→ TASK TO COMPLETE
From the very first line of the data to the line containing "Chart.register(...registerables);", retype everything exactly, leaving the pictures behind.

→ EXTRACTED DATA
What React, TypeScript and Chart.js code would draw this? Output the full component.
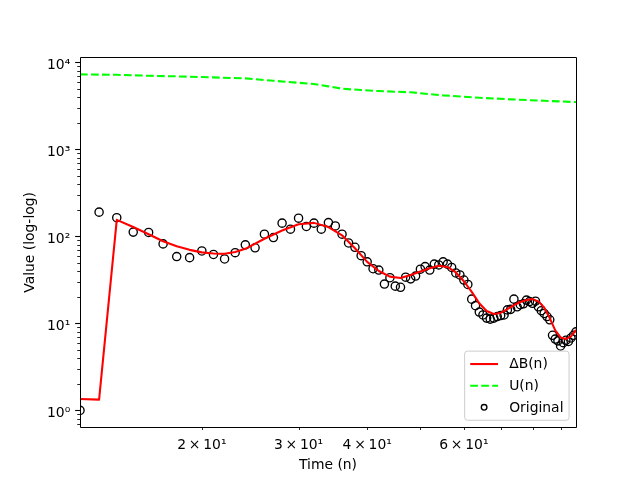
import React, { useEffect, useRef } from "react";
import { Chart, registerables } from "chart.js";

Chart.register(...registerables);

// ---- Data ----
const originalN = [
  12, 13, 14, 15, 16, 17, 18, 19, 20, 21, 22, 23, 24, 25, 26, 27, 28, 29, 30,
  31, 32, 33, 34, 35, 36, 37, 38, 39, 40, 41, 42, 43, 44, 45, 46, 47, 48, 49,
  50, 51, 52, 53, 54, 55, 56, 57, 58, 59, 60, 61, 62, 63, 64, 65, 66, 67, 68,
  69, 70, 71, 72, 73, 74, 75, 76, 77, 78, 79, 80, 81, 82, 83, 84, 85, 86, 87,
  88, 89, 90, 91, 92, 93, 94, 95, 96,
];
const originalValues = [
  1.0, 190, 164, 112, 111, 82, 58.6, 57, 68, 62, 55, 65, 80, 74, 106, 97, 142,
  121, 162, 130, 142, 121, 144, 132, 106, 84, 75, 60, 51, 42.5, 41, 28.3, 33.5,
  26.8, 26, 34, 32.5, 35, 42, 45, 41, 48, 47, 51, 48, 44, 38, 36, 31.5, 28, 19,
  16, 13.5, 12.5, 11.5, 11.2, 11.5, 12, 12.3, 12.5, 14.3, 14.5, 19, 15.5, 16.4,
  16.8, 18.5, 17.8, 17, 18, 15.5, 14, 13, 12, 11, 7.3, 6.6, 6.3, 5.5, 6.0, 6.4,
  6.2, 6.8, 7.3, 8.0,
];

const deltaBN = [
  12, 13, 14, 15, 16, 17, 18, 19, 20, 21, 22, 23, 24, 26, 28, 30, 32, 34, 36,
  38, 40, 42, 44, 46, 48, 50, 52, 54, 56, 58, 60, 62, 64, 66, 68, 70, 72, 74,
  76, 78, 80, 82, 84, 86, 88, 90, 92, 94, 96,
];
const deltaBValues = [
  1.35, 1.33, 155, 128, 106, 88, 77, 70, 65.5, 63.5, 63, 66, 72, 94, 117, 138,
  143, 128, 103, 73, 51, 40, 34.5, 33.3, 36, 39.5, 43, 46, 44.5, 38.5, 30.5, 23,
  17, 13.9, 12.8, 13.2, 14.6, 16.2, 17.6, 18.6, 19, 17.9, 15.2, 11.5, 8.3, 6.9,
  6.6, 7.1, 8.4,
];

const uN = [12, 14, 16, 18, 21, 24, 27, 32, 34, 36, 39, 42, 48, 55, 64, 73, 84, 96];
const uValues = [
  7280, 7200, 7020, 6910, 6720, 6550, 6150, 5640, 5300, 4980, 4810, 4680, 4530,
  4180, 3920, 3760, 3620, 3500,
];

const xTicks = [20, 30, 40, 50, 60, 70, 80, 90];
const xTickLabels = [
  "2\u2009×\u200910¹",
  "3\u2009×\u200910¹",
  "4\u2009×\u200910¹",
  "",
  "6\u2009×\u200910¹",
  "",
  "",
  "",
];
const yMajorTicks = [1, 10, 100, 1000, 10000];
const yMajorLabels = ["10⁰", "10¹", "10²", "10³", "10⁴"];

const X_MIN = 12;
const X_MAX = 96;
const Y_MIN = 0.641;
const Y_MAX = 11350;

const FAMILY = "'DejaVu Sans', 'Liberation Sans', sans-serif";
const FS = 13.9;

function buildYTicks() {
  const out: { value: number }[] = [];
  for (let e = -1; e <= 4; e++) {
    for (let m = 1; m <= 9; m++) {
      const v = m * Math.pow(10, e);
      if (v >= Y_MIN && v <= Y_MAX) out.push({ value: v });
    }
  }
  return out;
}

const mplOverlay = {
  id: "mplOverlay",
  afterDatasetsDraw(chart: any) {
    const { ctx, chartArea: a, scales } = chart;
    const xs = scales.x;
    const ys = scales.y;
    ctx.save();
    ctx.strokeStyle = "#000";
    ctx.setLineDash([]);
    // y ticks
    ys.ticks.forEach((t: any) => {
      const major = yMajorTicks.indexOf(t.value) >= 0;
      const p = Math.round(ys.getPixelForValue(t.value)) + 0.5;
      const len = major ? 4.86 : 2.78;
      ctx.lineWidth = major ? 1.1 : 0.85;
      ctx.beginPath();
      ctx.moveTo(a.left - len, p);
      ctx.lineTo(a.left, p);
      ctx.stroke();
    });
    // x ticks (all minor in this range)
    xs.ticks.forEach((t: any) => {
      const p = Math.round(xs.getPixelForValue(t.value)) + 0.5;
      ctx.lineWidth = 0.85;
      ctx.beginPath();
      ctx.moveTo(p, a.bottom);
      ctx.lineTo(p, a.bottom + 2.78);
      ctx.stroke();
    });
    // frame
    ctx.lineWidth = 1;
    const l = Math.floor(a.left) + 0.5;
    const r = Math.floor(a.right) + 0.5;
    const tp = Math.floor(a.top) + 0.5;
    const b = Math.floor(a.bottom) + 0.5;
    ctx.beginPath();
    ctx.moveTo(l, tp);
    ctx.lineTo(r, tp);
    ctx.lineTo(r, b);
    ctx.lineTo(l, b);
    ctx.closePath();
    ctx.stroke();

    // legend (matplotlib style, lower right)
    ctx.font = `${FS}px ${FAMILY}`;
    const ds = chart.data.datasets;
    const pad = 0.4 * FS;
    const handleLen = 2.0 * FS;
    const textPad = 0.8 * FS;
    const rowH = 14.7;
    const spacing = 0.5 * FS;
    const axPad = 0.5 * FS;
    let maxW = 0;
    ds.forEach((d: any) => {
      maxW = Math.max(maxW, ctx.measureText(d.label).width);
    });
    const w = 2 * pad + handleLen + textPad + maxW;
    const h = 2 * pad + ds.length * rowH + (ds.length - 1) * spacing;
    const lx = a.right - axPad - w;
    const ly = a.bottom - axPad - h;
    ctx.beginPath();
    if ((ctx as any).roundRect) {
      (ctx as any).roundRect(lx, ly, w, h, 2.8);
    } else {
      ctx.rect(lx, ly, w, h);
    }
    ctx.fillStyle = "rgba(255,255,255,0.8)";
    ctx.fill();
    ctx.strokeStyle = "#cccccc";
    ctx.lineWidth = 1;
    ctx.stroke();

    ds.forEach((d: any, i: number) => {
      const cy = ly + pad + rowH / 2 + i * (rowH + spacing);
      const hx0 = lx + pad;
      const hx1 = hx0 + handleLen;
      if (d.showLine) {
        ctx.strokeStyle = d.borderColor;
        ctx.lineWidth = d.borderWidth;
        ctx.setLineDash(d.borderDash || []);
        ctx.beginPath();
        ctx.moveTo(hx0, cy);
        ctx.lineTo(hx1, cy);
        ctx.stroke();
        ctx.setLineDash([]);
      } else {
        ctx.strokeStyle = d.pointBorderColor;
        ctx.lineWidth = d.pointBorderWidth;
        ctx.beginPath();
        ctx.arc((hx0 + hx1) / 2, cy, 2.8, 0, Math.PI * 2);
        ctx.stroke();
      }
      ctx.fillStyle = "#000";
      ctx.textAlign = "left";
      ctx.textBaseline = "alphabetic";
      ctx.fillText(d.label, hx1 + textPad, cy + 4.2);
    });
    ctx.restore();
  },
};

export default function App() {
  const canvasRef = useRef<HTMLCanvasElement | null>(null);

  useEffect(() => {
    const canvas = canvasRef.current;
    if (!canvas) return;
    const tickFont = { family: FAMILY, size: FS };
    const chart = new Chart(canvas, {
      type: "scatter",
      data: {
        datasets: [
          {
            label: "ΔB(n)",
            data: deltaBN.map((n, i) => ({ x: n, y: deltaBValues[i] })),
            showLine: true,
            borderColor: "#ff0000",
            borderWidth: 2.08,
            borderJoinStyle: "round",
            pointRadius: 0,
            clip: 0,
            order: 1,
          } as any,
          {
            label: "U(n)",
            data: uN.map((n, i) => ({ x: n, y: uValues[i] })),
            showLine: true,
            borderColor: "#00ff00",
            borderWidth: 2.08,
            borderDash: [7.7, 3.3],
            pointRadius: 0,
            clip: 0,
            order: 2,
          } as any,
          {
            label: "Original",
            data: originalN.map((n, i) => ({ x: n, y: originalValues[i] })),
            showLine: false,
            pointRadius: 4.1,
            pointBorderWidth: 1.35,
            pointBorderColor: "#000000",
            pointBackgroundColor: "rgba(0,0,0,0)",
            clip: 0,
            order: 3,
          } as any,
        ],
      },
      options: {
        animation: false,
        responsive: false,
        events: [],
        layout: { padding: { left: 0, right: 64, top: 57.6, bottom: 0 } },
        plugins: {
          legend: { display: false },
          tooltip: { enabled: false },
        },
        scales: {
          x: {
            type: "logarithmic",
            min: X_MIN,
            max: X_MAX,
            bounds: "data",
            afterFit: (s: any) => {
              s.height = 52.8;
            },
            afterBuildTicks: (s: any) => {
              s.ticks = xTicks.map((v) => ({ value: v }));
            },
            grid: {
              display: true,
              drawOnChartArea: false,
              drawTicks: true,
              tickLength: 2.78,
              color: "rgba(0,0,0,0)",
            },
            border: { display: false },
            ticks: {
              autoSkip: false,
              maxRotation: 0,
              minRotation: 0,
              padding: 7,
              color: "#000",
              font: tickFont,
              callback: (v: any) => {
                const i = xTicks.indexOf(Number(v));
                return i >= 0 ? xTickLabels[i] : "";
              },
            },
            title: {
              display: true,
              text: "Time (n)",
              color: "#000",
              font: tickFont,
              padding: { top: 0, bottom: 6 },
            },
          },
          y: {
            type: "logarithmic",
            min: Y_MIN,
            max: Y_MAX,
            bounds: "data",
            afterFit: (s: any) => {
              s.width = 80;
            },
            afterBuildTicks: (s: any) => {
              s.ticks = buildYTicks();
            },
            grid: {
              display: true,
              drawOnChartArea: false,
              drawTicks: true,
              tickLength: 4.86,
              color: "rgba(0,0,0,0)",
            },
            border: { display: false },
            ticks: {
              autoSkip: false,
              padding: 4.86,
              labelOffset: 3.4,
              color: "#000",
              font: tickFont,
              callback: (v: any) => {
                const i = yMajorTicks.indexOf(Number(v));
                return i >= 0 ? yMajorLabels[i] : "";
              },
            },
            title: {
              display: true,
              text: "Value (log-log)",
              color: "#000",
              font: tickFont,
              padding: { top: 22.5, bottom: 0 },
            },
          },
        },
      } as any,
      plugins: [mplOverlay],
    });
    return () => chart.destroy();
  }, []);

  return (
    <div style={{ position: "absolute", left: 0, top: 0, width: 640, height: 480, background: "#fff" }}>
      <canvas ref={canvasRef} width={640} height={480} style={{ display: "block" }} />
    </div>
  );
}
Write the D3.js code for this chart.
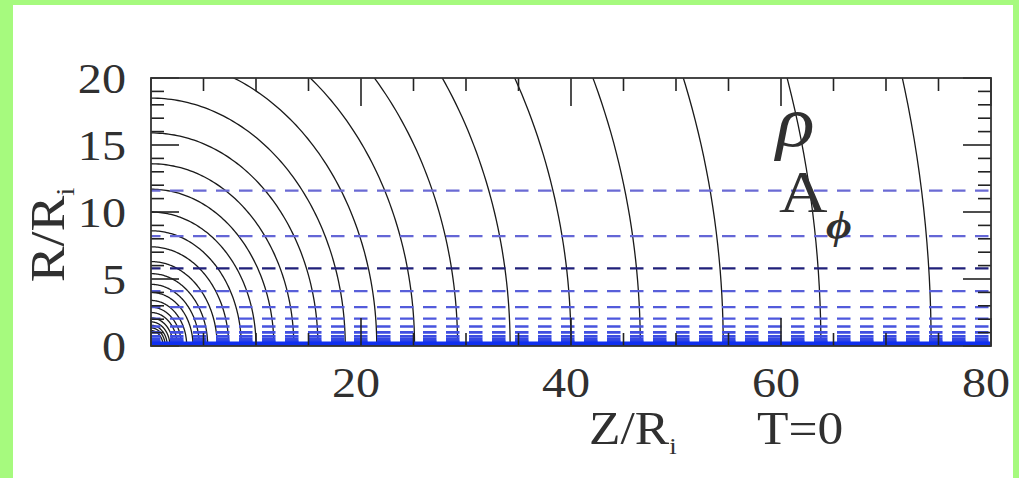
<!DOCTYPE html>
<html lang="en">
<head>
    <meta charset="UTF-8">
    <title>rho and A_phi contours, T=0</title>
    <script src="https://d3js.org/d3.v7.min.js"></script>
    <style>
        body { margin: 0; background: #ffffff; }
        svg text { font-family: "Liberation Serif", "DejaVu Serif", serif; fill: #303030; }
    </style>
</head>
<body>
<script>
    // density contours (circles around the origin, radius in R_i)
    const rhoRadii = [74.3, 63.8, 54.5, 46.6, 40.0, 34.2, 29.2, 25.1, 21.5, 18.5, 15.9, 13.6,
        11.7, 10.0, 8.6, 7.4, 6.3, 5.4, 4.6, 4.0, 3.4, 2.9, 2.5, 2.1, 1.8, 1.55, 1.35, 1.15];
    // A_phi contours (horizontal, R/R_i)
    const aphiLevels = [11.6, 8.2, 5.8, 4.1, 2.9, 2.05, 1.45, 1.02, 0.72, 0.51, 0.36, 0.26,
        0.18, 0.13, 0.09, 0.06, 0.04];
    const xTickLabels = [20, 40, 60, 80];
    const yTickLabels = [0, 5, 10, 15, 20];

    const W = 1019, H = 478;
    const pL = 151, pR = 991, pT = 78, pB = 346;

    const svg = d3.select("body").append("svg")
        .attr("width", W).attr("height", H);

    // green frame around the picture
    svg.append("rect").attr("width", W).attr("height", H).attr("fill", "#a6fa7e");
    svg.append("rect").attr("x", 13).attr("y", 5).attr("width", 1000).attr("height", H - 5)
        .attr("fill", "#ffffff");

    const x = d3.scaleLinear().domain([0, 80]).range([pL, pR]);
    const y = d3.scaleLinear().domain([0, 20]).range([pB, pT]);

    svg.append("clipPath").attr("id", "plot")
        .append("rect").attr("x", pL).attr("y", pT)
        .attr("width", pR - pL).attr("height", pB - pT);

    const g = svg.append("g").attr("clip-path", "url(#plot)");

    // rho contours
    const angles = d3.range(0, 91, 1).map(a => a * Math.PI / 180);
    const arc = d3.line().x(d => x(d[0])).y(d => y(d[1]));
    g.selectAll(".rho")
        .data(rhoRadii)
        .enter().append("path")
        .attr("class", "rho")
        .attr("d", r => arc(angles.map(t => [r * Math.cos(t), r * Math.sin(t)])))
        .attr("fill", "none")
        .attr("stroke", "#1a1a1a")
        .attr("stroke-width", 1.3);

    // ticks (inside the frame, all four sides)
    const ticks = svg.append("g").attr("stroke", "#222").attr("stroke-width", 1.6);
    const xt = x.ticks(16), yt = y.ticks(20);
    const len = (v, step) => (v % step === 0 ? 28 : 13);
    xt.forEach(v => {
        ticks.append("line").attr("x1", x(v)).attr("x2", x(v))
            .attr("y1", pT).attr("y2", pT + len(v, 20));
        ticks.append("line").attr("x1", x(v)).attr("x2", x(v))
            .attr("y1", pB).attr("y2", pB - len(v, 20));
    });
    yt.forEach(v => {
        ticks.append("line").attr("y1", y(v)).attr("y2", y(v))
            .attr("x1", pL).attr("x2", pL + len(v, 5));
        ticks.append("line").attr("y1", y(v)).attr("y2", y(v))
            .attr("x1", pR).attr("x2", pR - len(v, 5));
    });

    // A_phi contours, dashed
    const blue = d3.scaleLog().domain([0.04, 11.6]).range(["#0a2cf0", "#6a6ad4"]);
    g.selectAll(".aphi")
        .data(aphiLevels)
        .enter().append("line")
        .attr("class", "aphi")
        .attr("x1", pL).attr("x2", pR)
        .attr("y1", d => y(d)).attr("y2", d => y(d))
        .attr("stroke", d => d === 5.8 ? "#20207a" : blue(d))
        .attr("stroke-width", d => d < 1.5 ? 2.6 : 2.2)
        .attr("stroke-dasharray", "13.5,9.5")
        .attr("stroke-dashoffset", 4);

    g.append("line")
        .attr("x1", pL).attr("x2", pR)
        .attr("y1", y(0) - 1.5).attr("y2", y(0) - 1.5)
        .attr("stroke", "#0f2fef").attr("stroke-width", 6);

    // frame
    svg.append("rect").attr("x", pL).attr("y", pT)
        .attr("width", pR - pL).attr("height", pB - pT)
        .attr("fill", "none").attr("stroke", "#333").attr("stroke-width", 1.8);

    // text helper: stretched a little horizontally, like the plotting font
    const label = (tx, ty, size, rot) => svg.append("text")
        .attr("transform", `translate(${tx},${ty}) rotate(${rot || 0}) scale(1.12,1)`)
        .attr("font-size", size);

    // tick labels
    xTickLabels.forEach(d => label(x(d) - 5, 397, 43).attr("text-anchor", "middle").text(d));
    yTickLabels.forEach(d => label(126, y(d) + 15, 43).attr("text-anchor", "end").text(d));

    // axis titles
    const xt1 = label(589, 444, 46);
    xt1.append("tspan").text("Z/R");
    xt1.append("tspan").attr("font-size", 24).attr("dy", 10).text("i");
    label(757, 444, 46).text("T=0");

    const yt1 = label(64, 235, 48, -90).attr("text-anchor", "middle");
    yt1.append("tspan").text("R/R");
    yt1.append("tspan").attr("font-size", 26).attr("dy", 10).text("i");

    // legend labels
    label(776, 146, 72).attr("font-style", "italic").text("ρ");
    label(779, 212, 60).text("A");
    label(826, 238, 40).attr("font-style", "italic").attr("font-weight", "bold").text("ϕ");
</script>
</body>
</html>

→ FINAL RESULT
What React, TypeScript and Chart.js code would draw this? Output the full component.
import React, { useEffect, useRef } from "react";
import { Chart, registerables } from "chart.js";

Chart.register(...registerables);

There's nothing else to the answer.